**Record list**:
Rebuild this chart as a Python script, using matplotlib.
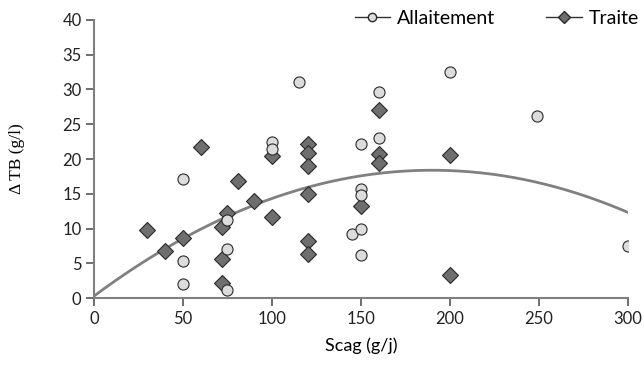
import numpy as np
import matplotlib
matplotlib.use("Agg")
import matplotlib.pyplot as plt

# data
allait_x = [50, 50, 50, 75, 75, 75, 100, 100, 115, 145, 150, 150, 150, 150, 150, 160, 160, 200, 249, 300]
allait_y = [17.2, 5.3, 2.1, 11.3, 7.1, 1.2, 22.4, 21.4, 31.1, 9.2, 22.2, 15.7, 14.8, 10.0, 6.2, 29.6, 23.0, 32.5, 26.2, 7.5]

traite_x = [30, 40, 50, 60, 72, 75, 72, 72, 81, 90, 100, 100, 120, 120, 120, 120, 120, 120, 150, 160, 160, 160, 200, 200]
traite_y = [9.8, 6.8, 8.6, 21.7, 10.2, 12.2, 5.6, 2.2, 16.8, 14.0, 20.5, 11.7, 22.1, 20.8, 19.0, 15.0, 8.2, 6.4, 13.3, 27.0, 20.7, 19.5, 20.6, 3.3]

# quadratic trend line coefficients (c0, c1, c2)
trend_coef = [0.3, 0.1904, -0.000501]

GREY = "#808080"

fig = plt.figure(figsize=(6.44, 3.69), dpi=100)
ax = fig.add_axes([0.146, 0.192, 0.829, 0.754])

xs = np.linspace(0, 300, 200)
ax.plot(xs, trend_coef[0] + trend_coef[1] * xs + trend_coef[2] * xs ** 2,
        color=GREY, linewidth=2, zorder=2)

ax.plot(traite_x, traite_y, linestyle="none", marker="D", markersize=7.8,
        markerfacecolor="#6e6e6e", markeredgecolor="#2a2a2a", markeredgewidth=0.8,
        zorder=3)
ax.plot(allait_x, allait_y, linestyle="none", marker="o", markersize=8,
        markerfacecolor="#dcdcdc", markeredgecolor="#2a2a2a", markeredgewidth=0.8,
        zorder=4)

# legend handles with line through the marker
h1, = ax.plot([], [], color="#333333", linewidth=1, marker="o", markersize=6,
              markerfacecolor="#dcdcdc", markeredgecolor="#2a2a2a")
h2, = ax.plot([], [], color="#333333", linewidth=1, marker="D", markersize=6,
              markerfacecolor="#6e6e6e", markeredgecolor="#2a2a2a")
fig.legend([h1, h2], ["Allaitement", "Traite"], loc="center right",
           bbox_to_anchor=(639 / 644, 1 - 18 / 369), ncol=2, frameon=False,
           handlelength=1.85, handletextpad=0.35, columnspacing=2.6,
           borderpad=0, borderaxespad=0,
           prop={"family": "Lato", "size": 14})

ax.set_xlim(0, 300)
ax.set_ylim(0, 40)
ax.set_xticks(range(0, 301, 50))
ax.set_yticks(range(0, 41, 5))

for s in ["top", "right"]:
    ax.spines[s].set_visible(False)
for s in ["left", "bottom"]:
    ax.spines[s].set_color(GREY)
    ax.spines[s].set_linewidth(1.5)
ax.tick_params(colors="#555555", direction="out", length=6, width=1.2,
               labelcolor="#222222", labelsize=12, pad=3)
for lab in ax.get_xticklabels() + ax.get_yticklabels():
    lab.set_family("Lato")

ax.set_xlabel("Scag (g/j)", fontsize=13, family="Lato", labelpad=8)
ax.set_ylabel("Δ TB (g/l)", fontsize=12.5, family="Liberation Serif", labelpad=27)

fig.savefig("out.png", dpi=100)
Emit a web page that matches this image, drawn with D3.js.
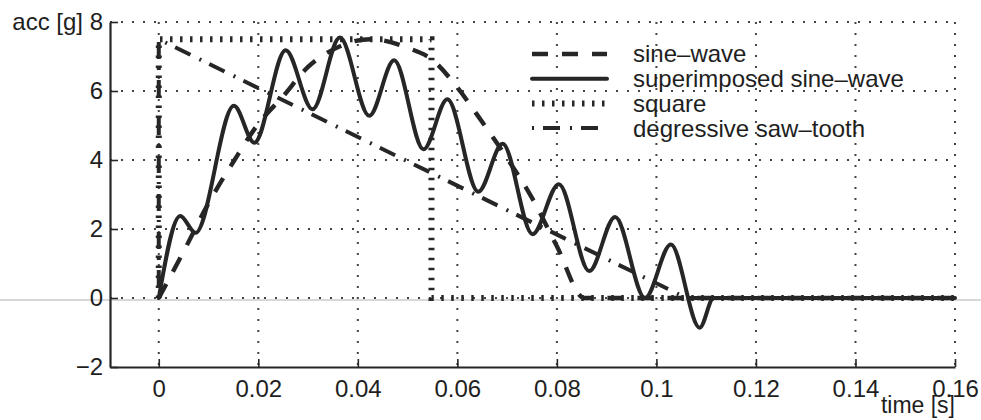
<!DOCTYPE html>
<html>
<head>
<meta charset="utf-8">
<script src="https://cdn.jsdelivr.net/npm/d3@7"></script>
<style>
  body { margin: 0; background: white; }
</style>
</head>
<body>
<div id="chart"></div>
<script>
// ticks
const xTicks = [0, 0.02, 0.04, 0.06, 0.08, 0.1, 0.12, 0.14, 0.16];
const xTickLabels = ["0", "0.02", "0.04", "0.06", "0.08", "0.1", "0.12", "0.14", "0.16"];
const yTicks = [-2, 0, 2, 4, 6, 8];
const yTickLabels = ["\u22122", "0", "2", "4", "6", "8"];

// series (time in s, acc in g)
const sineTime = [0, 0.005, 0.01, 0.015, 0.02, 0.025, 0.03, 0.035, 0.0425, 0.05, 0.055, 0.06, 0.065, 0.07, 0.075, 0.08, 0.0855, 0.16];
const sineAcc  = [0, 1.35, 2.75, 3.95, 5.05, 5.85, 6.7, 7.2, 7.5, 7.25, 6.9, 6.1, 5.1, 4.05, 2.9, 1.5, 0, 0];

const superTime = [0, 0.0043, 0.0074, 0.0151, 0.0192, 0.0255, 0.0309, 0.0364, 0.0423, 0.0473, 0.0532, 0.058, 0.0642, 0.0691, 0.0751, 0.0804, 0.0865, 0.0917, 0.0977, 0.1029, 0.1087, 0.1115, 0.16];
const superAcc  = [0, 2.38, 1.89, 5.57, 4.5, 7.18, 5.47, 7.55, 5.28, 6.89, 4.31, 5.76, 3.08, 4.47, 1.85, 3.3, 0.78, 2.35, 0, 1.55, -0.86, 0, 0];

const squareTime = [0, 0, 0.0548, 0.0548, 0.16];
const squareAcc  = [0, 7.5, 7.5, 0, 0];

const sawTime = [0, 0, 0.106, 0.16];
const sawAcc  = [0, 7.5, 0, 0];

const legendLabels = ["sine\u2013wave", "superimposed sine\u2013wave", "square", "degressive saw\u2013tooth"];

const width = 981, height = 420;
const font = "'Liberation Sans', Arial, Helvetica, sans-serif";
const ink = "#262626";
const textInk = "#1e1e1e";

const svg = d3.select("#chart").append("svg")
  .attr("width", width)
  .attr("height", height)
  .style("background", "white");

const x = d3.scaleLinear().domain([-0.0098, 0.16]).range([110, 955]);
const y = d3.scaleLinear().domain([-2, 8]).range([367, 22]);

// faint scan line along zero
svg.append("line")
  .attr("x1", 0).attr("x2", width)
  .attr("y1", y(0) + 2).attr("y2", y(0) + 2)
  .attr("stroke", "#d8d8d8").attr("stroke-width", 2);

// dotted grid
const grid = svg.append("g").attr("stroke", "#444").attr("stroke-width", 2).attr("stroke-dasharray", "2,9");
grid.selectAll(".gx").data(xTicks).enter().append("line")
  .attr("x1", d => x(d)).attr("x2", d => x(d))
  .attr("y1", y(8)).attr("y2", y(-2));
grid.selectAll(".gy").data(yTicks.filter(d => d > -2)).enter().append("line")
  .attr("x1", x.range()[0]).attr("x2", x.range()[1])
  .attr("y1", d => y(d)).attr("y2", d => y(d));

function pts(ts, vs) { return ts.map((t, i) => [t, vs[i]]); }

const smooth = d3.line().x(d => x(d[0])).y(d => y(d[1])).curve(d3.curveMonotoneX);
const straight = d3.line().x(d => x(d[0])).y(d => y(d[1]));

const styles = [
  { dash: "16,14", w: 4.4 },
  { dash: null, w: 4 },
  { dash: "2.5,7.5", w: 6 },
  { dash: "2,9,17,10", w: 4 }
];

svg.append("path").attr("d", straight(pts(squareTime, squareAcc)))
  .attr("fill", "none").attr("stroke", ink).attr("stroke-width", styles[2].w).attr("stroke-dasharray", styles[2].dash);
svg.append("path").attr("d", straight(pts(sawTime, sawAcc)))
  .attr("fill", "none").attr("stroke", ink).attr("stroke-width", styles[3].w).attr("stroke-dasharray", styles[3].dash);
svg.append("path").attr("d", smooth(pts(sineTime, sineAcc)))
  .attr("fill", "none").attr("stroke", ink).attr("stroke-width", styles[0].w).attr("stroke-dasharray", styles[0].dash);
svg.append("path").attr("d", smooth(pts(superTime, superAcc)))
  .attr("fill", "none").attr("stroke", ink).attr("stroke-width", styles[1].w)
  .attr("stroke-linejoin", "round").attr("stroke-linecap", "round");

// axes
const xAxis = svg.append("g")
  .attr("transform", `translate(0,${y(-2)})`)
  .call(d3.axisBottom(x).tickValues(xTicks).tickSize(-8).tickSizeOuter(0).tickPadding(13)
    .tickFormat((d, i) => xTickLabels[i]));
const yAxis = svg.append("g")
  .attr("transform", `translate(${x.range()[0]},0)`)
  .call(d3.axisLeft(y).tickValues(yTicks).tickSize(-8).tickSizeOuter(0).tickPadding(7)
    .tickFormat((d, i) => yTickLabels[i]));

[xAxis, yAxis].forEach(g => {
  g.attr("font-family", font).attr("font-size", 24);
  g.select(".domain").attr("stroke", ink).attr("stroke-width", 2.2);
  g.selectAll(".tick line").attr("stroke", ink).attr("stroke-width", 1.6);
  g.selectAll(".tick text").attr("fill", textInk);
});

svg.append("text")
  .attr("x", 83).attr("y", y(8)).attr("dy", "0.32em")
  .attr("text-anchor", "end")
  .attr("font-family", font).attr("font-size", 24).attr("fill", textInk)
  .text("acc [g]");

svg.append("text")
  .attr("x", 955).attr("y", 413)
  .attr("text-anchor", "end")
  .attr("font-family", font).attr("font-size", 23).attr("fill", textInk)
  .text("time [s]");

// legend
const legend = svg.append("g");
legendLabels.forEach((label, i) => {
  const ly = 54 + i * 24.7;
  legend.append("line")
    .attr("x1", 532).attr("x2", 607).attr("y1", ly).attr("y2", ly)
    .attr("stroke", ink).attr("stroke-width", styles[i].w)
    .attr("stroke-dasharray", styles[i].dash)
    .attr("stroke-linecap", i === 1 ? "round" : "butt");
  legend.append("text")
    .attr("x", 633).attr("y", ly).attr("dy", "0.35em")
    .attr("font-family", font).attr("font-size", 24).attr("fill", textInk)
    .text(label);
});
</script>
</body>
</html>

**Work to be completed**:
Reproduce only the lines running from the beginning of the entries above to the line holding "color=GREY, linewidth=2, zorder=2)", inclusive. Pictures stay out of the copy.

**Solution for this problem**:
Rebuild this chart as a Python script, using matplotlib.
import numpy as np
import matplotlib
matplotlib.use("Agg")
import matplotlib.pyplot as plt

# data
allait_x = [50, 50, 50, 75, 75, 75, 100, 100, 115, 145, 150, 150, 150, 150, 150, 160, 160, 200, 249, 300]
allait_y = [17.2, 5.3, 2.1, 11.3, 7.1, 1.2, 22.4, 21.4, 31.1, 9.2, 22.2, 15.7, 14.8, 10.0, 6.2, 29.6, 23.0, 32.5, 26.2, 7.5]

traite_x = [30, 40, 50, 60, 72, 75, 72, 72, 81, 90, 100, 100, 120, 120, 120, 120, 120, 120, 150, 160, 160, 160, 200, 200]
traite_y = [9.8, 6.8, 8.6, 21.7, 10.2, 12.2, 5.6, 2.2, 16.8, 14.0, 20.5, 11.7, 22.1, 20.8, 19.0, 15.0, 8.2, 6.4, 13.3, 27.0, 20.7, 19.5, 20.6, 3.3]

# quadratic trend line coefficients (c0, c1, c2)
trend_coef = [0.3, 0.1904, -0.000501]

GREY = "#808080"

fig = plt.figure(figsize=(6.44, 3.69), dpi=100)
ax = fig.add_axes([0.146, 0.192, 0.829, 0.754])

xs = np.linspace(0, 300, 200)
ax.plot(xs, trend_coef[0] + trend_coef[1] * xs + trend_coef[2] * xs ** 2,
        color=GREY, linewidth=2, zorder=2)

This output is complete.